Kasım ölümsüzler ayı etkinlikleri Almanya’nın Mannheim kentinde gerçekleştirilen geceyle birlikte start almış oldu. Devrim ve sosyalizm kavgasında feda ruhunu kuşanarak yitirdiklerimizin yaşamlarının yanı sıra partinin kavga dolu 27 yılının anlatıldığı, aktarıldığı gecelerde, köhnemiş emperyalist kapitalist düzene karşı ideolojik politik duruşun en tam biçimde tezahür edilişine tanıklık ediyor bu etkinlikler. Ölümsüzlerin ailelerinden, ellerinde bayrakları ve sıkılı yumruklarıyla şehitlerimizi selamlayan genç komünistlere, etkinliğe katılan herkeste acılar öfkeye evrilirken, “devrim şehitleri ölümsüzdür”, “tek yol devrim” haykırışları inletiyor havayı.
Şüphesiz ki bu etkinliklerin temel amacı ölümsüzlerin partili mücadelesini kitlelere taşımak, onların uğruna feda ettikleri yaşamlarının anlamı olan sozyalizm kavgasını daha fazla işçi-emekçiyle buluşturmaktır. Dolayısıyla etkinliklere katılımın güçlü olması demek, dolayımsız ideolojik politik hatta durarak en geniş kitleyle ölümsüzlerimizi ve yaşamlarını buluşturmak anlamı taşımaktadır.
Emperyalist burjuvazinin kitleleri lime lime eden ideolojik tasfiyeci bombardımanına ek olarak yaşadığımız korona salgını göstermektedir ki, kitlelerin etkinliklere taşınması için komünistlerin yüksek çaba ortaya koyması gerekmektedir. Başta parti çevre çeperi olmak üzere devrimci demokrat çevrede de kendini bu etkinliklerin bir parçası, öznesi görmeme hali, sadece etkinlik biletleri alarak kendini dayanışmacı pozisyonda tutma hali egemen. Dolayısıyla bu ruh halinden kitlelerin çıkartılması süreklileşmiş ve etkili iletişim kanallarının ortaya çıkartılmasından geçmektedir.

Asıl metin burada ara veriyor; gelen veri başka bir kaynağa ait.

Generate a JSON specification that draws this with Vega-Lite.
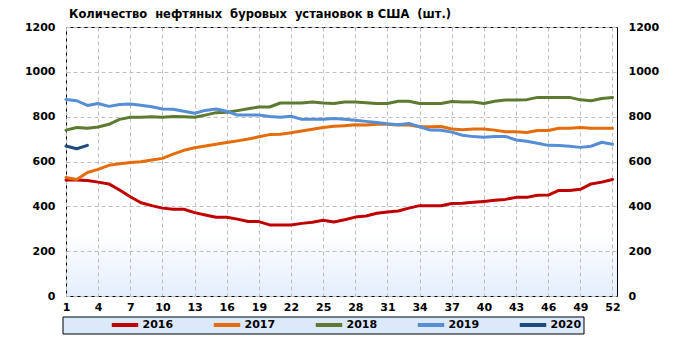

Bunun ortaya çıkartılması tabi ki çalışmayı omuzlayan komünist öznelerin böylesi ideolojik politik anlamı güçlü etkinliği kitlelere taşırken sergilediği politik ataklık, canlılık ve kararlılıkla mümkün olabilir. Gecenin yapılacağı kentlerde bir bütün olarak politik hava estiremiyorsak; bildirisi, afişi ve biletiyle karşılaşmamış tek bir göçmen işçi-emekçi bırakmama kararlılığını kuşanamıyorsak, en yakın kitlemizi dahi bu dayanışmacı ruh halinden çıkartamayacağımız çok açık.
Evet etkinlik biletlerinin insanlara ulaştırılması çalışmamızın bir yanı. Fakat daha da önemli diğer yanı ise yürüttüğümüz çalışmayla en geniş kitleyle temas kurmak, onlara ölümsüzlerimizi ve partiyi taşımak, onlarda “bu etkinliğe katılmalıyım” duygusunu yaratabilmektir. Sadece bilete odaklanan bir çalışma, daha tam söylemek gerekirse esnaf kitlesiyle yetinen bir çalışma hem kitlesel olarak bizi daraltacak, hem de eylemimizin amacından bizi saptıracaktır.
Semt semt kentleri kuşatmak, çat kapı faaliyetlerinden kalabalık mekanlarda ajitasyon konuşmalarına ve soyal medyanın en etkin biçimde kullanılmasına… sınanmış ve başarılı olduğu kanıtlanmış bütün araçları devreye sokmak, etkinliklerin kitleselliğini de garantileyecektir. Özelikle de komünist öncünün kendi kitlesinin en tam biçimde etkinliklerin parçası olması için onlara zaman ayırma konusunda bencilliğe düşmeden yüz yüze görüşmelerle teşviki güçlü tutmak zorunluluğu kendisini dayatıyor.
Bütün bunların olabilmesi için etkinliklere katılım sorununu komünist öznelerin en hızlı bir biçimde gündemlerinin başat konusu haline getirmesi, ihtiyaç olduğu tesbit edilen araçların gecikmeksizin örgütlenmesi, semt ve bölgelerde katılabileceklerin listelerinin oluşturulması ve bu listelerin çalışmayı yürütenler arasında zimmetlenmesi yöntemleri katılımı garantilemek için uygulanması gereken yöntemlerdir.
Etkinliklerin güçlü ve kitleselliği, bu aşamadan itibaren kendiliğindenciliğe savaş açmış tüm kolektiflerin olduğu kadar tekil komünistlerin de temel görevidir.